* **Data block**
◆ ◆ ◆ ◆ ◆ ◆ ◆
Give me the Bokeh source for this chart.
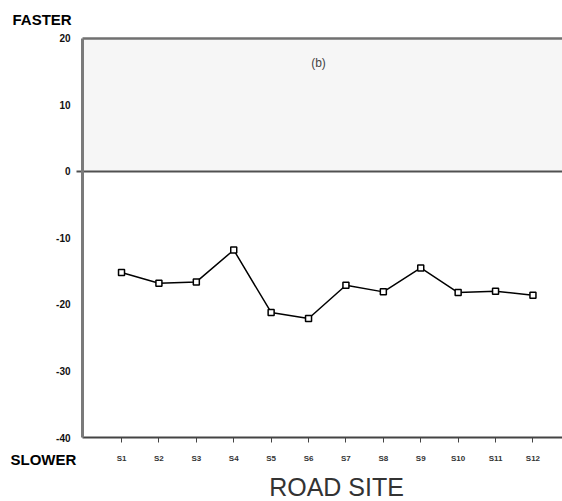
from bokeh.plotting import figure
from bokeh.models import Range1d, FixedTicker, Label, LinearAxis, BoxAnnotation
from bokeh.embed import file_html
from bokeh.resources import INLINE

# Data
sites = ["S1", "S2", "S3", "S4", "S5", "S6", "S7", "S8", "S9", "S10", "S11", "S12"]
site_pos = [1, 2, 3, 4, 5, 6, 7, 8, 9, 10, 11, 12]
speed_diff = [-15.2, -16.8, -16.6, -11.8, -21.2, -22.1, -17.1, -18.1, -14.5, -18.2, -18.0, -18.6]
y_ticks = [20, 10, 0, -10, -20, -30, -40]
y_tick_labels = ["20", "10", "0", "-10", "-20", "-30", "-40"]

FONT = "Liberation Sans"

# axis extents (data units)
X_LEFT, X_RIGHT = -0.043, 12.79
Y_BOTTOM, Y_TOP = -40, 20

# The frame fills the whole canvas; the axes are pinned at fixed locations
p = figure(width=562, height=501, output_backend="svg", toolbar_location=None,
           x_range=Range1d(-2.2355, X_RIGHT), y_range=Range1d(-49.624, 25.714),
           min_border=0, min_border_left=0, min_border_right=0,
           min_border_top=0, min_border_bottom=0)
p.title.visible = False
p.outline_line_color = None
p.xgrid.visible = False
p.ygrid.visible = False
p.background_fill_color = "white"
p.border_fill_color = "white"

# faint band of the upper half (scan tint)
p.add_layout(BoxAnnotation(left=X_LEFT, right=X_RIGHT, bottom=0, top=Y_TOP,
                           fill_color="#f6f6f6", fill_alpha=1, line_color=None,
                           level="underlay"))

# x axis
xa = p.xaxis[0]
xa.fixed_location = Y_BOTTOM
xa.bounds = (X_LEFT, X_RIGHT)
xa.ticker = FixedTicker(ticks=site_pos)
xa.major_label_overrides = {pos: s for pos, s in zip(site_pos, sites)}
xa.major_tick_out = 5
xa.major_tick_in = 0
xa.minor_tick_out = 0
xa.minor_tick_in = 0
xa.axis_line_color = "#444444"
xa.axis_line_width = 2
xa.major_tick_line_color = "#444444"
xa.major_label_text_font = FONT
xa.major_label_text_font_size = "8px"
xa.major_label_text_font_style = "bold"
xa.major_label_text_color = "#333333"
xa.major_label_standoff = 11

# y axis
ya = p.yaxis[0]
ya.fixed_location = X_LEFT
ya.bounds = (Y_BOTTOM, Y_TOP)
ya.ticker = FixedTicker(ticks=y_ticks)
ya.major_label_overrides = {t: l for t, l in zip(y_ticks, y_tick_labels)}
ya.major_tick_out = 0
ya.major_tick_in = 0
ya.minor_tick_out = 0
ya.minor_tick_in = 0
ya.axis_line_color = "#7a7a7a"
ya.axis_line_width = 3
ya.major_label_text_font = FONT
ya.major_label_text_font_size = "10px"
ya.major_label_text_font_style = "bold"
ya.major_label_text_color = "#111111"
ya.major_label_standoff = 12


def rule_axis(location, start, color, width):
    ax = LinearAxis(fixed_location=location, bounds=(start, X_RIGHT),
                    ticker=FixedTicker(ticks=[]), axis_line_color=color,
                    axis_line_width=width, major_tick_line_color=None,
                    minor_tick_line_color=None, major_label_text_alpha=0)
    p.add_layout(ax, "below")


rule_axis(Y_TOP, X_LEFT, "#707070", 2.5)   # top rule at +20
rule_axis(0, -0.2, "#505050", 2)          # zero rule

# series
p.line(site_pos, speed_diff, line_color="black", line_width=1.5)
p.scatter(site_pos, speed_diff, marker="square", size=6, fill_color="white",
          line_color="black", line_width=1.5)

# texts
p.add_layout(Label(x=6.267, y=16.39, text="(b)", text_font=FONT, text_font_size="12px",
                   text_color="#444444", text_align="center", text_baseline="middle"))
p.add_layout(Label(x=-1.915, y=22.85, text="FASTER", text_font=FONT, text_font_size="15px",
                   text_font_style="bold", text_color="black", text_align="left",
                   text_baseline="alphabetic"))
p.add_layout(Label(x=-1.968, y=-43.3, text="SLOWER", text_font=FONT, text_font_size="15px",
                   text_font_style="bold", text_color="black", text_align="left",
                   text_baseline="alphabetic"))
p.add_layout(Label(x=6.749, y=-47.4, text="ROAD SITE", text_font=FONT, text_font_size="25px",
                   text_color="#333333", text_align="center", text_baseline="alphabetic"))

open("out.html", "w").write(file_html(p, INLINE))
◆ ◆ ◆ ◆ ◆ ◆ ◆
* **Stated goal**
Pictures excluded, quote all the data above exactly.

* **Answer to the problem**
Give me the Bokeh source for this chart.
from bokeh.plotting import figure
from bokeh.models import Range1d, FixedTicker, Label, LinearAxis, BoxAnnotation
from bokeh.embed import file_html
from bokeh.resources import INLINE

# Data
sites = ["S1", "S2", "S3", "S4", "S5", "S6", "S7", "S8", "S9", "S10", "S11", "S12"]
site_pos = [1, 2, 3, 4, 5, 6, 7, 8, 9, 10, 11, 12]
speed_diff = [-15.2, -16.8, -16.6, -11.8, -21.2, -22.1, -17.1, -18.1, -14.5, -18.2, -18.0, -18.6]
y_ticks = [20, 10, 0, -10, -20, -30, -40]
y_tick_labels = ["20", "10", "0", "-10", "-20", "-30", "-40"]

FONT = "Liberation Sans"

# axis extents (data units)
X_LEFT, X_RIGHT = -0.043, 12.79
Y_BOTTOM, Y_TOP = -40, 20

# The frame fills the whole canvas; the axes are pinned at fixed locations
p = figure(width=562, height=501, output_backend="svg", toolbar_location=None,
           x_range=Range1d(-2.2355, X_RIGHT), y_range=Range1d(-49.624, 25.714),
           min_border=0, min_border_left=0, min_border_right=0,
           min_border_top=0, min_border_bottom=0)
p.title.visible = False
p.outline_line_color = None
p.xgrid.visible = False
p.ygrid.visible = False
p.background_fill_color = "white"
p.border_fill_color = "white"

# faint band of the upper half (scan tint)
p.add_layout(BoxAnnotation(left=X_LEFT, right=X_RIGHT, bottom=0, top=Y_TOP,
                           fill_color="#f6f6f6", fill_alpha=1, line_color=None,
                           level="underlay"))

# x axis
xa = p.xaxis[0]
xa.fixed_location = Y_BOTTOM
xa.bounds = (X_LEFT, X_RIGHT)
xa.ticker = FixedTicker(ticks=site_pos)
xa.major_label_overrides = {pos: s for pos, s in zip(site_pos, sites)}
xa.major_tick_out = 5
xa.major_tick_in = 0
xa.minor_tick_out = 0
xa.minor_tick_in = 0
xa.axis_line_color = "#444444"
xa.axis_line_width = 2
xa.major_tick_line_color = "#444444"
xa.major_label_text_font = FONT
xa.major_label_text_font_size = "8px"
xa.major_label_text_font_style = "bold"
xa.major_label_text_color = "#333333"
xa.major_label_standoff = 11

# y axis
ya = p.yaxis[0]
ya.fixed_location = X_LEFT
ya.bounds = (Y_BOTTOM, Y_TOP)
ya.ticker = FixedTicker(ticks=y_ticks)
ya.major_label_overrides = {t: l for t, l in zip(y_ticks, y_tick_labels)}
ya.major_tick_out = 0
ya.major_tick_in = 0
ya.minor_tick_out = 0
ya.minor_tick_in = 0
ya.axis_line_color = "#7a7a7a"
ya.axis_line_width = 3
ya.major_label_text_font = FONT
ya.major_label_text_font_size = "10px"
ya.major_label_text_font_style = "bold"
ya.major_label_text_color = "#111111"
ya.major_label_standoff = 12


def rule_axis(location, start, color, width):
    ax = LinearAxis(fixed_location=location, bounds=(start, X_RIGHT),
                    ticker=FixedTicker(ticks=[]), axis_line_color=color,
                    axis_line_width=width, major_tick_line_color=None,
                    minor_tick_line_color=None, major_label_text_alpha=0)
    p.add_layout(ax, "below")


rule_axis(Y_TOP, X_LEFT, "#707070", 2.5)   # top rule at +20
rule_axis(0, -0.2, "#505050", 2)          # zero rule

# series
p.line(site_pos, speed_diff, line_color="black", line_width=1.5)
p.scatter(site_pos, speed_diff, marker="square", size=6, fill_color="white",
          line_color="black", line_width=1.5)

# texts
p.add_layout(Label(x=6.267, y=16.39, text="(b)", text_font=FONT, text_font_size="12px",
                   text_color="#444444", text_align="center", text_baseline="middle"))
p.add_layout(Label(x=-1.915, y=22.85, text="FASTER", text_font=FONT, text_font_size="15px",
                   text_font_style="bold", text_color="black", text_align="left",
                   text_baseline="alphabetic"))
p.add_layout(Label(x=-1.968, y=-43.3, text="SLOWER", text_font=FONT, text_font_size="15px",
                   text_font_style="bold", text_color="black", text_align="left",
                   text_baseline="alphabetic"))
p.add_layout(Label(x=6.749, y=-47.4, text="ROAD SITE", text_font=FONT, text_font_size="25px",
                   text_color="#333333", text_align="center", text_baseline="alphabetic"))

open("out.html", "w").write(file_html(p, INLINE))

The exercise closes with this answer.